Speaking after the vote, USI President Michael Kerrigan commented, “Not all of our Senators were brave enough to make the ambitious decision and reject an income contingent loan scheme, despite the obvious and unfair burden placed on students and their families. The message is loud and clear to future students: take your €20,000 debt, your degree, and get out”.

 

Mr Kerrigan went on to say, “Senators across parties declared publicly funded higher education as something we should strive for. It’s time our Government put their money where their mouth is and make the commitment to publicly invest now.
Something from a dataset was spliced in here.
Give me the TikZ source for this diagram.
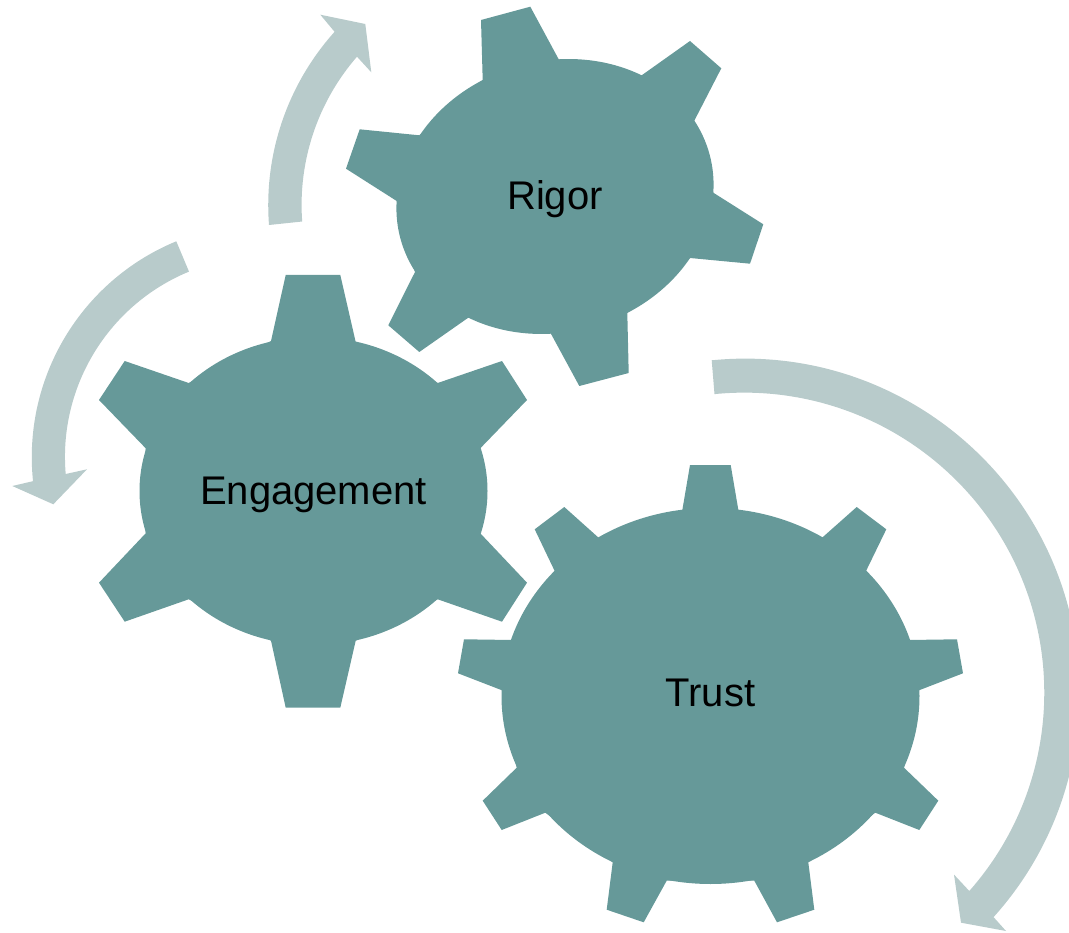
\documentclass[tikz,border=0pt]{standalone}
\usepackage{fontspec}
\setmainfont{Liberation Sans}
\usepackage{xcolor}
\usepackage{tikz}
\definecolor{gearteal}{HTML}{669999}
\definecolor{arrowgrey}{HTML}{B8CBCB}
\tikzset{
    gear/.style={fill=gearteal},
    cyclearrow/.style={fill=arrowgrey},
    gearlabel/.style={anchor=base,inner sep=0pt,font=\fontsize{40}{48}\selectfont}
}

\begin{document}
\begin{tikzpicture}[x=1pt,y=-1pt]
        \clip [use as bounding box] (0, 0) rectangle (1069, 933);
        % arrows
        \path [cyclearrow] (269, 225) arc [start angle=175.6, end angle=221.9, radius=259.5]
            -- (320.3, 14.7) -- (365.3, 24) -- (371.3, 72.3) -- (357, 56.7)
            arc [start angle=221, end angle=175.8, radius=226] -- cycle;
        \path [cyclearrow] (176.3, 241.3) arc [start angle=247.6, end angle=174.1, radius=233.5]
            -- (12.3, 486) -- (53.3, 504.3) -- (87, 469.3) -- (65.7, 474)
            arc [start angle=175.1, end angle=247.6, radius=200.4] -- cycle;
        \path [cyclearrow] (711.7, 360.3) arc [start angle=264.3, end angle=402, radius=334.6]
            -- (1006, 931) -- (961, 922.7) -- (954, 874.6) -- (969.3, 891)
            arc [start angle=41.4, end angle=-95.7, radius=300] -- cycle;
        % gears
        \path [gear] (482.7, 80) -- (481, 20) -- (530.3, 6.7) -- (558.7, 59.3)
            -- (641.7, 75.3) -- (690, 41) -- (721.3, 68.3) -- (694.3, 120.7)
            -- (713.3, 192.7) -- (763.3, 224.3) -- (750, 263.7) -- (690, 258)
            -- (627.3, 312.7) -- (628.7, 373) -- (579.3, 386) -- (550.7, 333.3)
            -- (468.3, 317.7) -- (419.3, 352) -- (388.3, 325.3) -- (415, 272)
            -- (396.7, 201) -- (346, 168.7) -- (359.7, 129.3) -- (419.3, 135.3) -- cycle;
        \path [gear, shift={(555, 196.5)}, rotate=15.6] (0, 0) ellipse [x radius=160.2, y radius=135.5];
        \path [gear] (271, 341) -- (285.7, 275) -- (340.3, 275) -- (355.7, 342)
            -- (437.7, 383) -- (502, 361) -- (527, 400) -- (480.3, 448.3)
            -- (480.3, 533.3) -- (527, 582.7) -- (502, 621.7) -- (437.7, 599.3)
            -- (355.7, 640.7) -- (340.3, 707.7) -- (285.7, 707.7) -- (271, 640.7)
            -- (188.7, 599.3) -- (124.7, 621.7) -- (99, 582.7) -- (145.7, 533.3)
            -- (145.7, 448.3) -- (99, 400) -- (124.7, 361) -- (188.7, 383) -- cycle;
        \path [gear] (313.5, 491) ellipse [x radius=174, y radius=154];
        \path [gear] (682, 512) -- (690, 465) -- (730.7, 465) -- (738.7, 512)
            -- (821, 538.7) -- (856.7, 507) -- (886.3, 529.3) -- (865.7, 571.7)
            -- (909.3, 640) -- (957, 639.3) -- (963, 673.3) -- (919, 690.3)
            -- (904, 767.7) -- (938.3, 800.7) -- (919.3, 830) -- (875.3, 812.7)
            -- (808.3, 862.3) -- (814.3, 909.7) -- (777, 922.3) -- (754.3, 880.7)
            -- (666.7, 880.7) -- (643.7, 922.3) -- (606.7, 909.7) -- (612.7, 862.3)
            -- (545.3, 812.7) -- (501.7, 830) -- (482.7, 800.7) -- (516.7, 767.7)
            -- (502, 690.3) -- (458, 673.3) -- (464, 639.3) -- (511.7, 640)
            -- (555, 571.7) -- (534.7, 529.3) -- (564.3, 507) -- (599.7, 538.7) -- cycle;
        \path [gear] (710.5, 696) ellipse [x radius=209, y radius=188];
        % labels
        \node [gearlabel] (rigor) at (555, 210) {Rigor};
        \node [gearlabel] (engagement) at (313.5, 504.3) {Engagement};
        \node [gearlabel] (trust) at (710.5, 706.7) {Trust};
    \end{tikzpicture}
\end{document}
Senators from Fianna Fáil and Fine Gael asked for patience with the Joint Committee on Education and Skills to come to a conclusion and publish their recommendations on how third-level should be funded. Well, we say this: where are these recommendations as our colleges crumble before us?”.

 

Final year student, Cian Lalor, from IT Carlow expressed concern over the vote stating, “I had to get a loan out each year during college, and put myself into debt just to pay the fees. What made things difficult is that every year the fees rose until reaching €3,000. I have been in debt since I was 17 – before I was even legally an adult. During my first years after graduation, I have always been in financial debt because of my loans. I couldn’t imagine being able to afford loans of €20,000 for my degree”.

 

USI are calling on the Joint Committee on Education and Skills to make a decision on the future funding of third-level education, and to reject any move to implement an income-contingent loan scheme but instead to publicly invest in third level education.